Que las instituciones funcionen. Eso solía repetir el presidente Ricardo Lagos cada vez se enredaban las cosas entre un poder del Estado y otro.
La frase se repitió muchas veces. El denominado caso MOP Gate le pegaba duro a su administración, se sucedían las citaciones a declarar a varios de sus funcionarios de más confianza y La Moneda tambaleaba.
El ex mandatario, aunque seguramente muy preocupado por el avance de la investigación, buscaba trazar una línea entre su Gobierno y el Poder Judicial. Una línea de autonomía, en rigor, una línea de respeto a la democracia.
Es cierto, hubo algunos flaqueos, como cuando el entonces ministro de Justicia, Luis Bates, calificó despectivamente a la jueza del caso, Gloria Ana Chevesich, como “la señora MOP”, pero no evitaron que la frase se constituyera como una suerte de garantía de que pese a quien le pese y caiga quien caiga, hay algo mucho más trascendente y relevante: el resguardo de la institucionalidad.

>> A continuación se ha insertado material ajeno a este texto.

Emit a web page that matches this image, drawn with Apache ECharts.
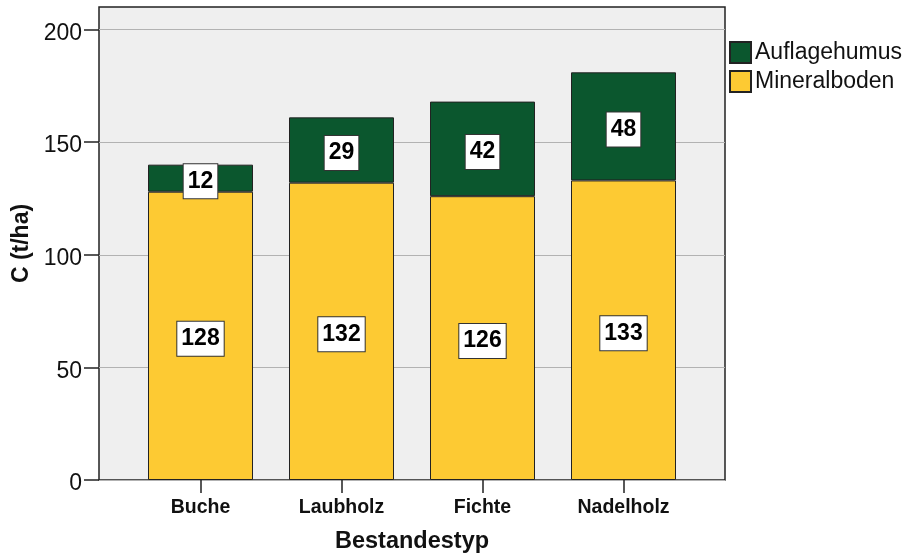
<!DOCTYPE html>
<html>
<head>
<meta charset="utf-8">
<script src="https://cdn.jsdelivr.net/npm/echarts@6/dist/echarts.min.js"></script>
<style>
html,body{margin:0;padding:0;background:#fff;}
#chart{width:910px;height:554px;}
</style>
</head>
<body>
<div id="chart"></div>
<script>
const categories = ['Buche', 'Laubholz', 'Fichte', 'Nadelholz'];
const mineralboden = [128, 132, 126, 133];
const auflagehumus = [12, 29, 42, 48];
const yTicks = [0, 50, 100, 150, 200];
const seriesNames = ['Mineralboden', 'Auflagehumus'];
const legendOrder = ['Auflagehumus', 'Mineralboden'];

const FONT = '"Liberation Sans", Arial, sans-serif';
const dark = '#222222';

const chart = echarts.init(document.getElementById('chart'), null, {renderer: 'canvas'});

const labelStyle = {
  show: true,
  position: 'inside',
  offset: [0, 3],
  fontFamily: FONT,
  fontWeight: 'bold',
  fontSize: 23,
  lineHeight: 23,
  color: '#000',
  backgroundColor: '#ffffff',
  borderColor: '#333333',
  borderWidth: 1,
  padding: [6, 4, 5, 4]
};

chart.setOption({
  animation: false,
  textStyle: {fontFamily: FONT},
  grid: [
    {left: 99, top: 7, width: 626, height: 473, show: true, backgroundColor: '#efefef', borderColor: dark, borderWidth: 1.5, containLabel: false, outerBoundsMode: 'none'},
    {left: 130, top: 7, width: 564, height: 473, containLabel: false, outerBoundsMode: 'none'}
  ],
  legend: {
    orient: 'vertical',
    left: 729,
    top: 41,
    padding: 0,
    itemWidth: 21,
    itemHeight: 21,
    itemGap: 6,
    data: legendOrder,
    textStyle: {fontFamily: FONT, fontSize: 23, color: '#111', padding: [0, 0, 0, -1]},
    icon: 'rect'
  },
  xAxis: [
    {
      type: 'category', gridIndex: 0, data: [''],
      axisLine: {show: false}, axisTick: {show: false}, axisLabel: {show: false},
      name: 'Bestandestyp', nameLocation: 'middle', nameGap: 52,
      nameTextStyle: {fontFamily: FONT, fontWeight: 'bold', fontSize: 23.5, lineHeight: 20, color: '#111'}
    },
    {
      type: 'category', gridIndex: 1, data: categories,
      axisLine: {show: false},
      axisTick: {show: true, alignWithLabel: true, length: 13, lineStyle: {color: dark, width: 1.5}},
      axisLabel: {fontFamily: FONT, fontWeight: 'bold', fontSize: 19.5, color: '#111', margin: 18}
    }
  ],
  yAxis: [
    {
      type: 'value', gridIndex: 0, min: 0, max: 210, interval: 50,
      axisLine: {show: false},
      axisTick: {show: true, length: 15, lineStyle: {color: dark, width: 1.5}, customValues: yTicks},
      axisLabel: {fontFamily: FONT, fontSize: 23, color: '#111', margin: 17, customValues: yTicks, verticalAlign: 'top', lineHeight: 8},
      splitLine: {show: true, lineStyle: {color: '#b2b2b2', width: 1}},
      name: 'C (t/ha)', nameLocation: 'middle', nameGap: 66, nameRotate: 90,
      nameTextStyle: {fontFamily: FONT, fontWeight: 'bold', fontSize: 23, color: '#111'}
    },
    {
      type: 'value', gridIndex: 1, min: 0, max: 210, show: false
    }
  ],
  series: [
    {
      name: seriesNames[0], type: 'bar', stack: 'c', xAxisIndex: 1, yAxisIndex: 1,
      barWidth: 105,
      data: mineralboden,
      itemStyle: {color: '#fdca33', borderColor: dark, borderWidth: 1},
      label: labelStyle
    },
    {
      name: seriesNames[1], type: 'bar', stack: 'c', xAxisIndex: 1, yAxisIndex: 1,
      barWidth: 105,
      data: auflagehumus,
      itemStyle: {color: '#0b572e', borderColor: dark, borderWidth: 1},
      label: labelStyle
    }
  ]
});
</script>
</body>
</html>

Y claro, porque si hay algo que caracteriza a una democracia sana es la separación de poderes y la autonomía de estos. Es demasiado larga la lista gobernantes filo autoritarios o derechamente dictatoriales que a lo largo de la historia han borrado de una plumada lo que buscaban mantener en pie sus respectivas constituciones y han intervenido tribunales, congresos o bancos centrales porque han osado hacer algo que no les acomoda o derechamente los complica tanto que hasta podían perder su poder.
Si bien acá estamos lejos de eso, lo ocurrido esta semana con la reacción del Gobierno frente a la decisión del Ministerio Público de intervenir el teléfono del ex jefe de gabinete presidencial, Miguel Crispi, y el intento de hacerlo con el del presidente Gabriel Boric es de suma preocupación.
En una performance propia de los gobiernos bananeros, la vocera de Gobierno, Aisén Etcheverry, cuestionó la determinación de la Fiscalía e incluso los instó a dar explicaciones.
O sea, una institución del Estado –la más poderosa de todas-, emplazando a otra, interviniendo en su rol, en su autonomía.
Si bien, luego, el ministro de Seguridad Pública, Luis Cordero, rectificó a Etcheverry, igual surgen varias preguntas.
¿La vocera se manda sola? ¿Ella decide sin consultar con nadie, ni siquiera con el Presidente, cuál es la postura del Gobierno que se va a comunicar públicamente? ¿O en realidad sí le preguntó y no le hizo caso? ¿O en realidad la idea original era que ella mandara el mensaje de molestia y luego que Cordero y el propio Presidente dieran el de apego y respeto a las instituciones?
Y ojo, no hay que mirar esto como una excepción, una exaltación del momento, empujada por la adrenalina o la rabia, porque hace muy pocos días, cuando se conoció el fallo que destituyó a la ex senadora socialista Isabel Allende por firmar una contrato millonario con el Estado, algo que está más que prohibido por nuestra Constitución, la reacción de varias autoridades de la izquierda fue la misma.
En lugar de aplaudir la separación de poderes y la autonomía de quienes no hicieron más que respetar la ley vigente, prefirieron cuestionar el fallo por razones políticas.
Se apuntó con el dedo de forma vehemente a los ministro del Tribunal Constitucional que pese a ser nombrados por el presidente Boric o tener domicilio político en la centroizquierda, se atrevieron a votar por sacar de su cargo a Allende.
O sea, los miembros del tribunal debían anteponer su ideología, su sensibilidad partidista antes que respetar la Constitución.
Así las cosas, hay una lección que todos deberíamos aprender. Cuando alguien que ocupa un cargo de poder dice con tono serio y meditado que no tiene nada que ocultar, que tiene las manos limpias y que por favor lo investiguen primero que a todos y que las instituciones deben funcionar, en realidad quiere todo lo contrario. Y en esto, mientras más alto es el cargo, más grande es la farsa.